Wilson being in first is as surprising as the Seattle Seahawks running on 1st and 10. Him being in first by that much, however, is more like the success of D.K. Metcalf. We all knew it was possible, but looking at numbers makes you wonder what the other guys did wrong. According to PFF, Wilson was a full 1.12 wins ahead of runner-up Patrick Mahomes.

Russell Wilson won’t win the MVP this year, but his performance lines up with some of the great QB performances of the last decade.

The water is a bit muddy here, but I believe that the biggest difference under PFF’s new formula is accounting for close wins, which has lowered the WAR ceiling across the board. This is their statement on the change

we don’t actually use the number of wins each team achieved in our training of the model to map production to wins. Taking inspiration from Justis Mosqueda, we count all games decided by eight or fewer points as half of a win (regardless of which team actually won), which significantly increases the year-to-year stability in team strength.

14 of Seattle’s games this season qualify as games decided by eight or fewer points, which is kind of nuts.

Here’s how the formula actually works, according to the brief synopsis that PFF offered recently:

Summarizing:

  • They use their standard 1-100 grades wherein somewhere around 88 is doing pretty good.
  • A certain level of mystical sorcery takes place by trying to assign value for each player based on play and position especially (Running backs don’t matter is strong with these folks).
  • Highlight that the Cincinnati Bengals are are worse than a replacement level team.

Where things get really interesting is following PFF’s insistence that most NFL players are within a pretty small range of talent and impact. Below is their attempt to chart the difference in WAR in consecutive seasons.

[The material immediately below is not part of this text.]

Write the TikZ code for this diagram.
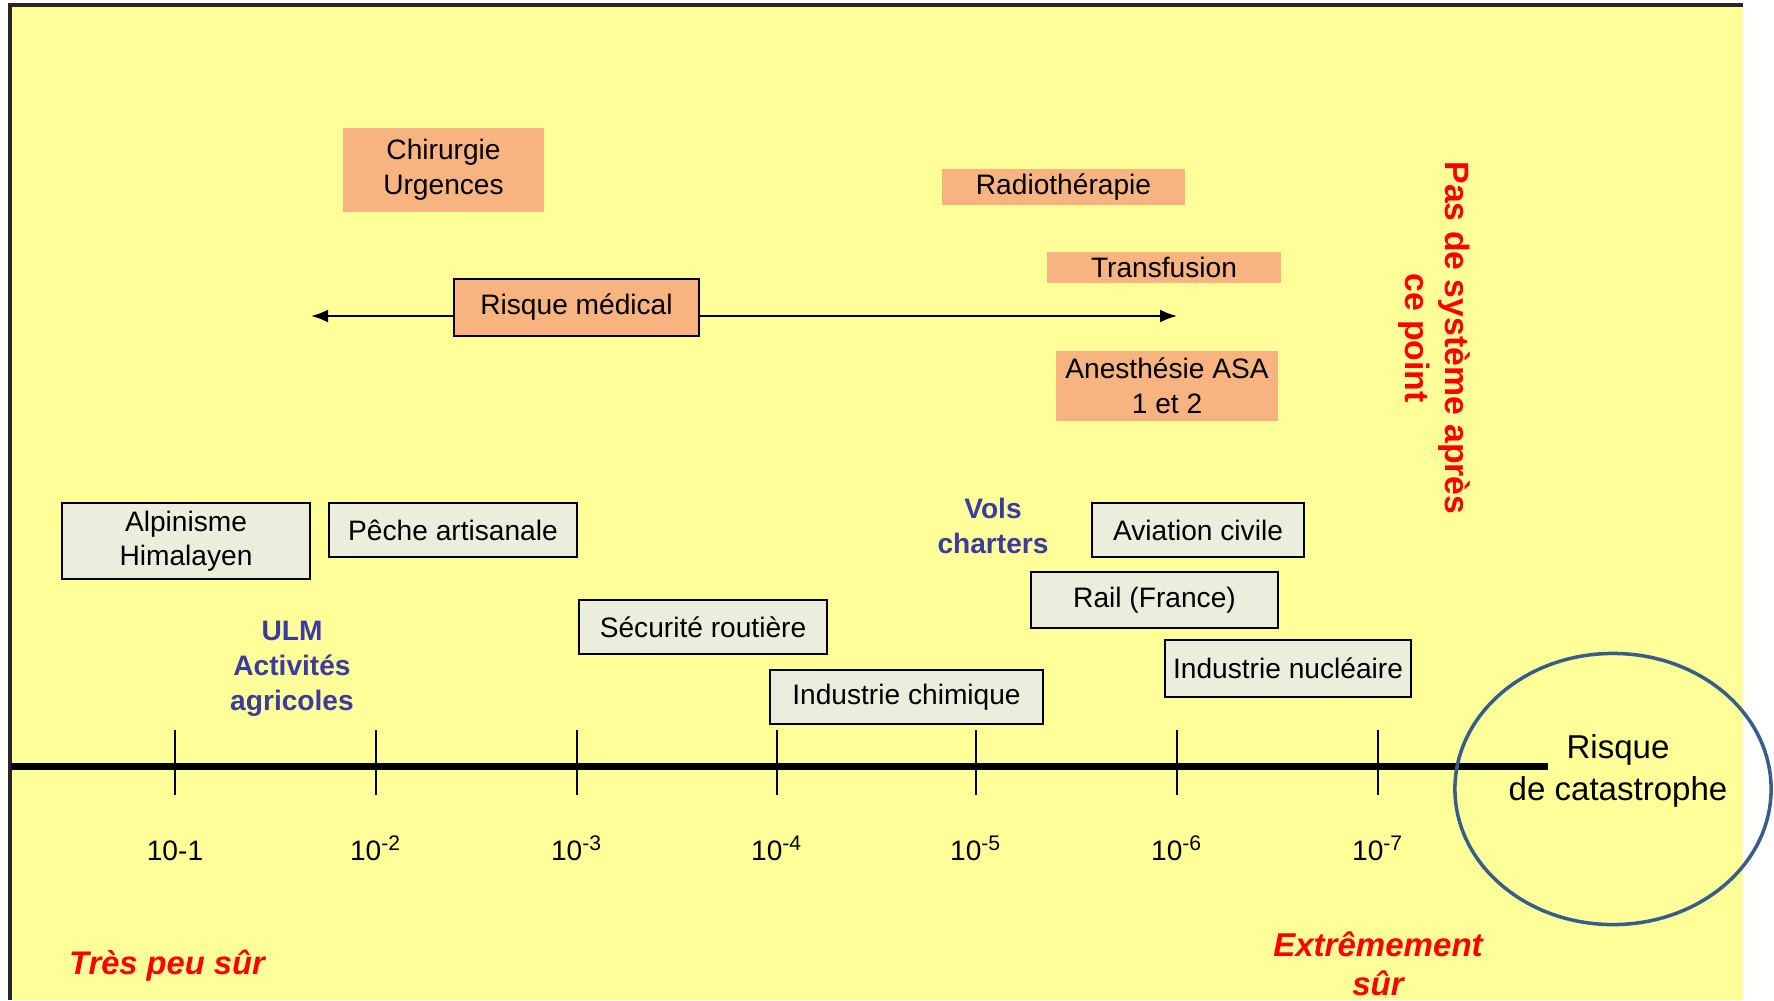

It does do a phenomenal job of showing how difficult it is to repeat a stellar performance. To oversimplify, a point below the blue line means that a player did not do as well the following season. Anything above the blue line (roughly) would represent what us common folk call “an improvement over last year”. That giant black hole indicates not only that most players play at largely the same level as all other players, but also that they are generally the same year after year.

Notice specifically the right end of the chart - two of the 5.0+ WAR performances far below the median, and the third right at it.

Even more striking, six of the seven 4.0+ WAR seasons were not repeated, while only one was. Wilson’s 2019 campaign put him squarely in the midst of some of the best seasons an NFL player can have. At least, according to Professional Focus on Football.

Here’s what PFF had to offer about the difference in roster between Wilson and his MVP rival Lamar Jackson’s Baltimore Ravens:

While Jackson had an entire offense built around his strengths and had a coaching staff that embraced analytics to extend drives and steal fine winning margins, Wilson was dealing with a situation that consistently put him behind the eight ball then asked him to dig the team out of a hole. The fact that he was able to do just that as consistently as he did only stands testament to his MVP-caliber season.

Now we know full well that Carroll is rigidly dedicated to analytics, we’re just not always sure what numbers he’s using.

Refreshingly, however, PFF concluded that in terms of value, Russell Wilson was king.

What we can say, though, is that based on everything PFF is currently able to quantify, Russell Wilson, and not Jackson, added the most value to his team and is, therefore, the league’s MVP. When you try and see the entire board, Wilson dealt with much more adversity than Jackson did and was significantly ahead in terms of PFF WAR. So, Russell Wilson wins the award for a season in which there were two outstanding candidates.

Fascinating that it takes a $35 million average to secure an additional four wins. Equally fascinating that Wilson was an entire win better than anybody else this year.